* **Source data**
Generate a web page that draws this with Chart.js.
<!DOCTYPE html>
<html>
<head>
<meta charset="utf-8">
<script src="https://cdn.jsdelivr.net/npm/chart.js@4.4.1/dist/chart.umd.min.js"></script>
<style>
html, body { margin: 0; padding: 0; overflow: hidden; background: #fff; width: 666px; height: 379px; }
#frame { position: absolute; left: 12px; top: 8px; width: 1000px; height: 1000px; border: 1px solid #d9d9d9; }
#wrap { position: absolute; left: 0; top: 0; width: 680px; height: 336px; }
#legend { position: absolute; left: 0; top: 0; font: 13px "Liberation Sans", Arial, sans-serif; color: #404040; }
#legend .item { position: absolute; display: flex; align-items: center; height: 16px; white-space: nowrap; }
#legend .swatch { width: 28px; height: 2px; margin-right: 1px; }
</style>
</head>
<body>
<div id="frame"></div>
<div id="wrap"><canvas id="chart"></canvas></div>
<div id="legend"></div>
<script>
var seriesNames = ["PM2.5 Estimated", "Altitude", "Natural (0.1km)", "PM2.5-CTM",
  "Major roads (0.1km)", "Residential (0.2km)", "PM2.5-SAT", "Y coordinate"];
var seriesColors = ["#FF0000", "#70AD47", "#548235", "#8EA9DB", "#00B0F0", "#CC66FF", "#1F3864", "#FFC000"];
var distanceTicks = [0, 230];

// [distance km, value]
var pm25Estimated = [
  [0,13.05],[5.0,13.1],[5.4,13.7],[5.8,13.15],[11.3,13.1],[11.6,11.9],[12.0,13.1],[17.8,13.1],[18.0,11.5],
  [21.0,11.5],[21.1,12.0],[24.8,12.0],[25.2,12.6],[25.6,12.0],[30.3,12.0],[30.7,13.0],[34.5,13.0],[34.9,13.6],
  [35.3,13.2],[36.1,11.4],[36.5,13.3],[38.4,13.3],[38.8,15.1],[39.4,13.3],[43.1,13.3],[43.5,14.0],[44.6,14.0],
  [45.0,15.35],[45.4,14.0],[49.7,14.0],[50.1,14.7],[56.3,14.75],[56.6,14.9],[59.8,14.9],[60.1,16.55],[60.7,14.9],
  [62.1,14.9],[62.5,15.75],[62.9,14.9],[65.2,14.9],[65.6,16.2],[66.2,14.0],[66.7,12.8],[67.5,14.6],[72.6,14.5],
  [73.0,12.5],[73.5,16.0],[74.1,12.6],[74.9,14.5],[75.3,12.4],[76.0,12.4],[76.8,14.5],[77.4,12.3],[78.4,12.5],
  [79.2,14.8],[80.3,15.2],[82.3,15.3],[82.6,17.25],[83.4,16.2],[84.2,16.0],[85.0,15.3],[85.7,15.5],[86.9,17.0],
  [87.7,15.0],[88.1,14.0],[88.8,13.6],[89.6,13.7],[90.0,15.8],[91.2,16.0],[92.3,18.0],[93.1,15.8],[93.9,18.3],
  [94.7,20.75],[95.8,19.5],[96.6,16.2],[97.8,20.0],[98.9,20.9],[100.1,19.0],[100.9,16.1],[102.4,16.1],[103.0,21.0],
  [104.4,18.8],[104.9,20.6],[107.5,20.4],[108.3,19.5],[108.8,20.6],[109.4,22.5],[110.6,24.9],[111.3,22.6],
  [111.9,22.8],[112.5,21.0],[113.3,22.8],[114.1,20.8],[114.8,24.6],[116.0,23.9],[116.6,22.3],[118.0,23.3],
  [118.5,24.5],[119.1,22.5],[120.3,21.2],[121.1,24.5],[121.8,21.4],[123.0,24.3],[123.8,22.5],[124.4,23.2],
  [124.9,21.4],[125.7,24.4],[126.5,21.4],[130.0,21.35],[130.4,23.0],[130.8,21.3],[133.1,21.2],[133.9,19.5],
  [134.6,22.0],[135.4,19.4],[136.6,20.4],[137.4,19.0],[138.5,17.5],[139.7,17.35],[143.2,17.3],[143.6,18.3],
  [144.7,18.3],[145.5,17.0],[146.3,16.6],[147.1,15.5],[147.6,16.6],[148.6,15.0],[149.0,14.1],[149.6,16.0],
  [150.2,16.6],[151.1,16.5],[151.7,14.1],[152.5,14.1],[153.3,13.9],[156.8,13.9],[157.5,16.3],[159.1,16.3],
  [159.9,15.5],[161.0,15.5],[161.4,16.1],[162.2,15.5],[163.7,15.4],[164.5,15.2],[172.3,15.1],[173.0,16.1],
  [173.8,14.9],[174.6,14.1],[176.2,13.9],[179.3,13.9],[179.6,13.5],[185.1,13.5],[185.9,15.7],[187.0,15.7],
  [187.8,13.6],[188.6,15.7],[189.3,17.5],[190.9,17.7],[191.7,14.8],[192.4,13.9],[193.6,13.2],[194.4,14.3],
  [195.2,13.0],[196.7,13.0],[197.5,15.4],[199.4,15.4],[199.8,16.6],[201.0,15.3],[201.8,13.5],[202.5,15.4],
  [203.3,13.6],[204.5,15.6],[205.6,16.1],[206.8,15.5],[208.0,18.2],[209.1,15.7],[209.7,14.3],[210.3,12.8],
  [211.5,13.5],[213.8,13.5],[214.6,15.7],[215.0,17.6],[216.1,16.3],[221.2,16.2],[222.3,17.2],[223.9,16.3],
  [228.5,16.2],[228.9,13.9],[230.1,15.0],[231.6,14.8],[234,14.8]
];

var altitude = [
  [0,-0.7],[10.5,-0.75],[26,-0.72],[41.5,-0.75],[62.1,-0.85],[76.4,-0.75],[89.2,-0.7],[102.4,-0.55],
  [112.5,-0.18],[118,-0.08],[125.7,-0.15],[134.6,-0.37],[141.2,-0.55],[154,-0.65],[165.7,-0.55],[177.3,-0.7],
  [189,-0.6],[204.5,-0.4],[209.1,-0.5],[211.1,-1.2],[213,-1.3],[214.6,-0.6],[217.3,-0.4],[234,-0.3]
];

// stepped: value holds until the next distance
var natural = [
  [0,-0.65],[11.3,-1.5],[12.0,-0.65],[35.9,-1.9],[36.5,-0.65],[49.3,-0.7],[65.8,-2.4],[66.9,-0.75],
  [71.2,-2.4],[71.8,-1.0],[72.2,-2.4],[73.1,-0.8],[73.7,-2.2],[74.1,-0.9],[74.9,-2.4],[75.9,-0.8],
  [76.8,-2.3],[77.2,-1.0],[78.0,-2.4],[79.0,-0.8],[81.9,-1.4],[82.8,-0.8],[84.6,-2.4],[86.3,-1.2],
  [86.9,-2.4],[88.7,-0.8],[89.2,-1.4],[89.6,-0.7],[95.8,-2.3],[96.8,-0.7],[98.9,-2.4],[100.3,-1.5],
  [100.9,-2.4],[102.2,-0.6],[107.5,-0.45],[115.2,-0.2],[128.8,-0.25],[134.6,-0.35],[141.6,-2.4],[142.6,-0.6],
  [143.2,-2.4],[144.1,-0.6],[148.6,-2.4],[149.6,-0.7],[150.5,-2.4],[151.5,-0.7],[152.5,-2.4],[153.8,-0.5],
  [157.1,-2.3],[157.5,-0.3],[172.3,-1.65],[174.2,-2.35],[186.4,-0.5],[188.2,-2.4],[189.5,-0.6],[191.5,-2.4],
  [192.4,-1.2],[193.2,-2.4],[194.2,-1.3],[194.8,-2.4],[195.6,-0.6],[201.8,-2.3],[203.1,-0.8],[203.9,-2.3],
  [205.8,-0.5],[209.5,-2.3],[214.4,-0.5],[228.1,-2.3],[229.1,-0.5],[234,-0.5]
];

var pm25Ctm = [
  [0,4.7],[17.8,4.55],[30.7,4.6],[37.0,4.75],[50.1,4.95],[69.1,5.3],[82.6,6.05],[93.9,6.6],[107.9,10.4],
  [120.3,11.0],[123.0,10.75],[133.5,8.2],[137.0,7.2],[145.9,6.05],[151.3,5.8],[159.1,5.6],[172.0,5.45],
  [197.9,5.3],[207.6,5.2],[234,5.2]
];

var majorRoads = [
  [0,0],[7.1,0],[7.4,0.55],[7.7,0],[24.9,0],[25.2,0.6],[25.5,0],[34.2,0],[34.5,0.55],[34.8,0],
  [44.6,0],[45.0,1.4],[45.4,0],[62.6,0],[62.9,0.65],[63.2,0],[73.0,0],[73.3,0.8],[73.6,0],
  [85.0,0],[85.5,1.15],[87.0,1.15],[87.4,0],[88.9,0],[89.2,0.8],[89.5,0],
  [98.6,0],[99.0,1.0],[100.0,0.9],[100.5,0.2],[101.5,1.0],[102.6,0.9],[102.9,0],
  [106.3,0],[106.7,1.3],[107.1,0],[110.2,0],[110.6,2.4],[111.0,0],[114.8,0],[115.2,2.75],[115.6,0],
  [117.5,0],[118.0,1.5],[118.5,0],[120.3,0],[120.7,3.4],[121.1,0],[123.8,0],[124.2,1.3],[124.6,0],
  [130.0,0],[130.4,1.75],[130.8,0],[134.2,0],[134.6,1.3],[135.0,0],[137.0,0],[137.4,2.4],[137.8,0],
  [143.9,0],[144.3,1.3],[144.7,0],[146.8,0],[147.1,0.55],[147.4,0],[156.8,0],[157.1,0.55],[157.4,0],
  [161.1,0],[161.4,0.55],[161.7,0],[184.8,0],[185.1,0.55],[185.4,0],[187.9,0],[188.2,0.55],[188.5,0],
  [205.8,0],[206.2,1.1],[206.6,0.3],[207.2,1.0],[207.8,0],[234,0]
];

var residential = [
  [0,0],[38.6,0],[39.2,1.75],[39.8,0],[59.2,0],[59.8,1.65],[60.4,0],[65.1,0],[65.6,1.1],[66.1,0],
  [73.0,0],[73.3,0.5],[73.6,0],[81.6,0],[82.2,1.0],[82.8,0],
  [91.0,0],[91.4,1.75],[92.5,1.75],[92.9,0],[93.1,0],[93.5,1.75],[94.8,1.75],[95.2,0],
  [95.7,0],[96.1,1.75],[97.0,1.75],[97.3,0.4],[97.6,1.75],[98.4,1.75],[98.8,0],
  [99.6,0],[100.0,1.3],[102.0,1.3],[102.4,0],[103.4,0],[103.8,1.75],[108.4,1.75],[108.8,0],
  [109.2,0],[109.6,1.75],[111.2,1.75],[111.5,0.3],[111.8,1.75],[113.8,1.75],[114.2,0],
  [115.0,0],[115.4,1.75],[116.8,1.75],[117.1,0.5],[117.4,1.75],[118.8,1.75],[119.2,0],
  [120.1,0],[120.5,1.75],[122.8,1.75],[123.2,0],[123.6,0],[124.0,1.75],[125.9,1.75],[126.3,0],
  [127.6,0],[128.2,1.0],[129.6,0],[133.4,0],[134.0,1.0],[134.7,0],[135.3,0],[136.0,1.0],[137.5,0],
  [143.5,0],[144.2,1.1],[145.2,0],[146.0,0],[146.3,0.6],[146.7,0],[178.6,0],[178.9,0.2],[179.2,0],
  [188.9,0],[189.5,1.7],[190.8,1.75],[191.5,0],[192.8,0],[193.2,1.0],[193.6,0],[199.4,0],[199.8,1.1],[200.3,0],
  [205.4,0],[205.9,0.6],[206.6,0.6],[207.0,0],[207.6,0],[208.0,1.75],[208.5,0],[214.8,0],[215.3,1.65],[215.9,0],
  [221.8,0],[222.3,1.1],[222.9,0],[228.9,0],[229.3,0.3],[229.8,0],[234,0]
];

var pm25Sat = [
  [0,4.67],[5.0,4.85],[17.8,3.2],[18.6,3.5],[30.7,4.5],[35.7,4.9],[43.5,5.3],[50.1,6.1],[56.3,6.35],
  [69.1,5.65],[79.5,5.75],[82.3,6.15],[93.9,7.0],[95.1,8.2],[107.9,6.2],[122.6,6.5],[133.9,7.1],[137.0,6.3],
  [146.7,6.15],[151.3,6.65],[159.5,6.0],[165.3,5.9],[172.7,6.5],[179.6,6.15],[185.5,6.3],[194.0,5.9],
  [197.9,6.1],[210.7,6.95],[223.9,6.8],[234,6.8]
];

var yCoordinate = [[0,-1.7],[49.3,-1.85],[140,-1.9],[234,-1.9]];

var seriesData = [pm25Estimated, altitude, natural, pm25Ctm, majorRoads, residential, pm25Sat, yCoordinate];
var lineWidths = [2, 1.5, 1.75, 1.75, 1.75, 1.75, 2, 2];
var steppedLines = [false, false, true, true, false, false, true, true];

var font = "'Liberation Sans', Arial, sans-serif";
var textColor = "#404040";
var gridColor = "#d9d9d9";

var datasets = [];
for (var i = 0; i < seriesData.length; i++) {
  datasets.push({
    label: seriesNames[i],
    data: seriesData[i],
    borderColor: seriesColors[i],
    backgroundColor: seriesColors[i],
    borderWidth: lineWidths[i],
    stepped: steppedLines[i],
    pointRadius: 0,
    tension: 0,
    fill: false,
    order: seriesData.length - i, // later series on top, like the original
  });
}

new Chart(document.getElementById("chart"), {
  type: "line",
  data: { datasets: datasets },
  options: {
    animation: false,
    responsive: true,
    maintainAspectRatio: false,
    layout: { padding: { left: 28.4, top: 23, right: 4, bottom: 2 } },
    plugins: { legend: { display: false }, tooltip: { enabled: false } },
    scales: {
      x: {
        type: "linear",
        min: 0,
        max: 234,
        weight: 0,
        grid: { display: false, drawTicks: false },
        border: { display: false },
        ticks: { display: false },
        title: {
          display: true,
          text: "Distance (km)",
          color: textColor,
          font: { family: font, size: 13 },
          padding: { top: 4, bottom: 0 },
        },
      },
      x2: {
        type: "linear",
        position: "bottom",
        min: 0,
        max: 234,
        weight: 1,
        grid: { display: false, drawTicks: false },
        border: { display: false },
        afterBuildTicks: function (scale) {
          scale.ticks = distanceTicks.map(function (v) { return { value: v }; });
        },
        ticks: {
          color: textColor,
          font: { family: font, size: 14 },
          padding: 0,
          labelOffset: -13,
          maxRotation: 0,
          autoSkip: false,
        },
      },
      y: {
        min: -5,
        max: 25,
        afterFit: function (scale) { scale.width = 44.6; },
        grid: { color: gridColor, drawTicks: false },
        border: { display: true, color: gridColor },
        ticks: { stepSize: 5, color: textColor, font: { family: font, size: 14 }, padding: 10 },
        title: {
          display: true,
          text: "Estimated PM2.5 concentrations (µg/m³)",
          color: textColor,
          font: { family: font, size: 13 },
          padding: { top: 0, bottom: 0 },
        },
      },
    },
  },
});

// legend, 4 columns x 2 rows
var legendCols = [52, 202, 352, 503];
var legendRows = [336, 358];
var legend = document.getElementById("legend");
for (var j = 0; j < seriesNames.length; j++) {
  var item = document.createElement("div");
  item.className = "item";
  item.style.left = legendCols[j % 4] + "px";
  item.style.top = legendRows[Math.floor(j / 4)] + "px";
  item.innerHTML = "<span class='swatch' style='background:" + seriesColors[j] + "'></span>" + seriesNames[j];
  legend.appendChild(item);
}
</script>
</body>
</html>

* **What to produce**
Output exactly the leading lines of the data, up to and including the line marked by "var distanceTicks = [0, 230];".

* **Exercise output**
Generate a web page that draws this with Chart.js.
<!DOCTYPE html>
<html>
<head>
<meta charset="utf-8">
<script src="https://cdn.jsdelivr.net/npm/chart.js@4.4.1/dist/chart.umd.min.js"></script>
<style>
html, body { margin: 0; padding: 0; overflow: hidden; background: #fff; width: 666px; height: 379px; }
#frame { position: absolute; left: 12px; top: 8px; width: 1000px; height: 1000px; border: 1px solid #d9d9d9; }
#wrap { position: absolute; left: 0; top: 0; width: 680px; height: 336px; }
#legend { position: absolute; left: 0; top: 0; font: 13px "Liberation Sans", Arial, sans-serif; color: #404040; }
#legend .item { position: absolute; display: flex; align-items: center; height: 16px; white-space: nowrap; }
#legend .swatch { width: 28px; height: 2px; margin-right: 1px; }
</style>
</head>
<body>
<div id="frame"></div>
<div id="wrap"><canvas id="chart"></canvas></div>
<div id="legend"></div>
<script>
var seriesNames = ["PM2.5 Estimated", "Altitude", "Natural (0.1km)", "PM2.5-CTM",
  "Major roads (0.1km)", "Residential (0.2km)", "PM2.5-SAT", "Y coordinate"];
var seriesColors = ["#FF0000", "#70AD47", "#548235", "#8EA9DB", "#00B0F0", "#CC66FF", "#1F3864", "#FFC000"];
var distanceTicks = [0, 230];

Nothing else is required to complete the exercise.